Sunday, September 4, 2011

Human Rights

So, I was sitting in class when one of my co-teachers walks in and asks if her students can use the classroom. I was supposed to be doing lesson planning. So, I really didn't need the classroom. I continued to work on my lessons while students wrote about Human Rights. What about Human Rights? Anything. Most of them drew pictures (I mean comics) on their papers. One or two of the forty students in the room actually wrote an essay about Human Rights.
For forty of the forty-five minutes of class, I kept doing my lesson plans. For the last five, I decided to write my own declaration of human rights. Why? Because...
Anyways, this is what I wrote...


Human Rights



Student Name and Number: 강동원--160116



To discuss any topic of human rights, I feel it is necessary
to start with the basic tenets of my philosophy.



First, a person owns his or her own body. If we did not then the concept of human
rights, itself, is negated.



Second, a person owns the product of his or her own
work. If we did not then the concept of
ownership and, thus, the right to own the food or water we eat or drink would
be negated.



The best philosophical statements that I have found that
does not harm the first two principles is this: “everyone has the right to do
whatever they want”. In any given
situation, one must ask themselves if everyone in the given situation has done
something that they didn’t want to. If
not, then no rights have been violated.
If so, then rights have been violated.



Murder is wrong because it violates the concept of human
rights, itself.



Theft is wrong because it violates the second tenet of my
philosophy.



Theft is just the taking of something that someone did not
want to give.



However, if theft is wrong, what is taxation?

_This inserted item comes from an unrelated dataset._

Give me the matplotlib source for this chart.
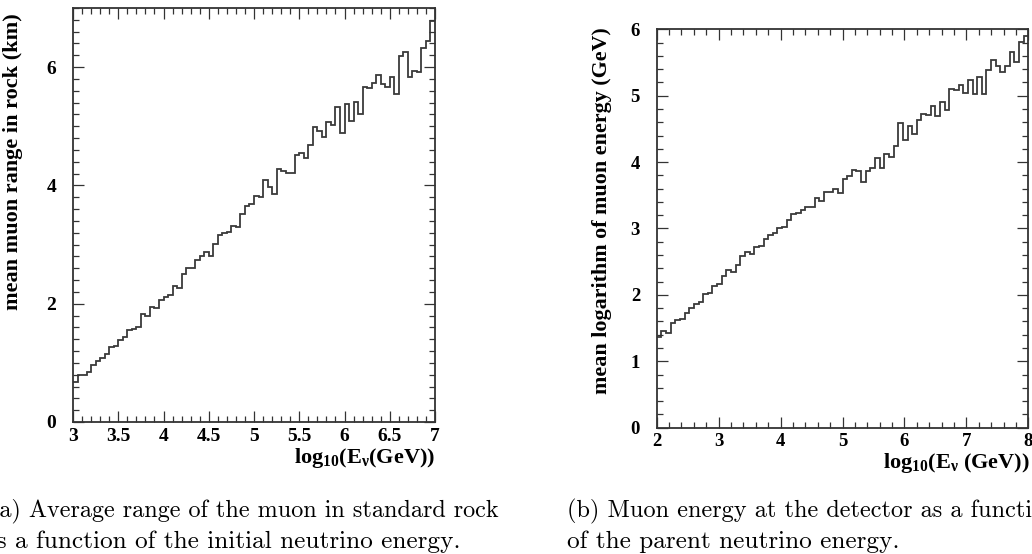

Surely, there are people who do not want to give money to
the government for some or all of the services that government presumes to
offer.



Is this not theft?



Is government somehow different because it is made of many
people? I would say no.



If a group of people doing something could make an action
correct, would not gang murder be permissible?



To me, the size or title of the person or people who do an
action makes no difference as to the justice of the action.

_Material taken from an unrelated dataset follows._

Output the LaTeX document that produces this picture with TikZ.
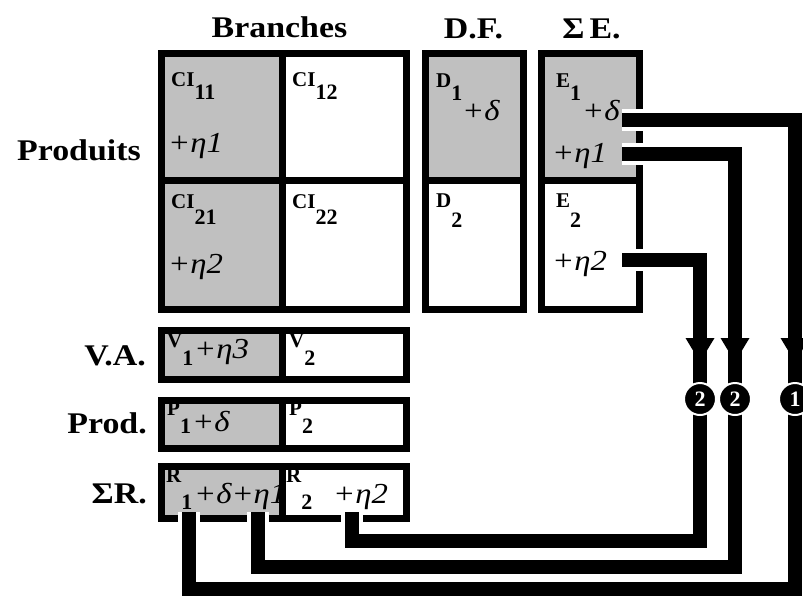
\documentclass[tikz,border=0pt]{standalone}
\usepackage{fontspec}
\setmainfont{Liberation Serif}
\newfontfamily\largefont[FakeStretch=1.13]{Liberation Serif}
\usepackage{xcolor}
\usetikzlibrary{calc,positioning}
\definecolor{grisclair}{RGB}{192,192,192}
\tikzset{
  bloc/.style={draw=black,line width=7pt},
  gris/.style={fill=grisclair},
  titre/.style={font=\largefont\bfseries\fontsize{30}{30}\selectfont,inner sep=0pt},
  indice/.style={font=\bfseries\fontsize{21}{21}\selectfont,anchor=base west,inner sep=0pt},
  terme/.style={font=\largefont\itshape\fontsize{29}{29}\selectfont,anchor=base west,inner sep=0pt},
  flux/.style={line width=14pt,preaction={draw=white,line width=22pt}},
  pastille/.style={circle,fill=black,draw=white,line width=2pt,minimum size=32pt,inner sep=0pt,
    text=white,font=\bfseries\fontsize{22}{22}\selectfont}
}
\newcommand{\bas}[2]{\raisebox{-#1}{\fontsize{22}{22}\selectfont #2}}

\begin{document}
\begin{tikzpicture}[x=1pt,y=-1pt]
\useasboundingbox (0,0) rectangle (803,595);
% blocs
\fill[gris] (161.5,53.5) rectangle (282,309.5);
\draw[bloc] (161.5,53.5) rectangle (406.5,309.5) (282,53.5) -- (282,309.5) (161.5,180) -- (406.5,180);
\fill[gris] (425.5,53.5) rectangle (523.5,180);
\draw[bloc] (425.5,53.5) rectangle (523.5,309.5) (425.5,180) -- (523.5,180);
\fill[gris] (541.5,53.5) rectangle (639.5,180);
\draw[bloc] (541.5,53.5) rectangle (639.5,309.5) (541.5,180) -- (639.5,180);
\foreach \ya/\yb in {330.5/379.5,400.5/448.5,466.5/518.5}{
  \fill[gris] (161.5,\ya) rectangle (282,\yb);
  \draw[bloc] (161.5,\ya) rectangle (406.5,\yb) (282,\ya) -- (282,\yb);
}
% titres
\node[titre,anchor=base] (branches) at (279.5,37) {Branches};
\node[titre,anchor=base] (df) at (473.5,38) {D.F.};
\node[titre,anchor=base] (se) at (591.5,38) {Σ\,E.};
\node[titre,anchor=base east] (produits) at (141,160) {Produits};
\node[titre,anchor=base east] (va) at (146,365) {V.A.};
\node[titre,anchor=base east] (prod) at (147,433) {Prod.};
\node[titre,anchor=base east] (sr) at (147,503) {ΣR.};
% cases
\node[indice] (ci11) at (171,86) {CI\bas{13pt}{11}};
\node[indice] (ci12) at (292,86) {CI\bas{13pt}{12}};
\node[indice] (ci21) at (171,208) {CI\bas{16pt}{21}};
\node[indice] (ci22) at (292,208) {CI\bas{16pt}{22}};
\node[indice] (d1) at (436,87) {D\bas{13pt}{1}};
\node[indice] (d2) at (436,207) {D\bas{20pt}{2}};
\node[indice] (e1) at (556,87) {E\bas{13pt}{1}};
\node[indice] (e2) at (556,207) {E\bas{20pt}{2}};
\node[indice] (v1) at (167,347) {V\bas{18pt}{1}};
\node[indice] (v2) at (289,347) {V\bas{18pt}{2}};
\node[indice] (p1) at (167,415) {P\bas{18pt}{1}};
\node[indice] (p2) at (289,415) {P\bas{18pt}{2}};
\node[indice] (r1) at (166,482) {R\bas{27pt}{1}};
\node[indice] (r2) at (286,482) {R\bas{27pt}{2}};
\node[terme] (ci11t) at (168,152) {+η1};
\node[terme] (ci21t) at (168,273) {+η2};
\node[terme] (d1t) at (462,120) {+δ};
\node[terme] (e1d) at (582,120) {+δ};
\node[terme] (e1e) at (552,162) {+η1};
\node[terme] (e2e) at (552,270) {+η2};
\node[terme] (v1t) at (194,358) {+η3};
\node[terme] (p1t) at (192,431) {+δ};
\node[terme] (r1t) at (194,503) {+δ+η1};
\node[terme] (r2t) at (333,503) {+η2};
% points de raccord
\coordinate (eD) at (622,120);
\coordinate (eE1) at (622,153.5);
\coordinate (eE2) at (622,260);
\coordinate (rD) at (189,512);
\coordinate (rE1) at (258,512);
\coordinate (rE2) at (352,512);
\coordinate (k1) at (795,399);
\coordinate (k2) at (735,399);
\coordinate (k3) at (700,399);
\coordinate (b1) at (0,589);
\coordinate (b2) at (0,567);
\coordinate (b3) at (0,541);
% liaisons
\draw[flux] (eD) -| (k1) |- (rD |- b1) -- (rD);
\draw[flux] (eE1) -| (k2) |- (rE1 |- b2) -- (rE1);
\draw[flux] (eE2) -| (k3) |- (rE2 |- b3) -- (rE2);
\foreach \k in {k1,k2,k3}
  \fill ($(\k)+(-14.5,-61)$) -- ++(29,0) -- ($(\k)+(0,-37)$) -- cycle;
\node[pastille] (c1) at (k1) {1};
\node[pastille] (c2) at (k2) {2};
\node[pastille] (c3) at (k3) {2};
\end{tikzpicture}
\end{document}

The only question as to the justice of a situation is
whether or not the people involved in the situation did anything that was
against their own volition.

Now, while I think that this is a good statement on Human Rights, I have to ask myself...

How dare I become involved in the forced detention of human beings for 7 hours a day?

--Matt W.

Note: Ayn Rand, Murray Rothbard, and Walter Block have helped create this statement far more than my own mind. I just put it in my own words.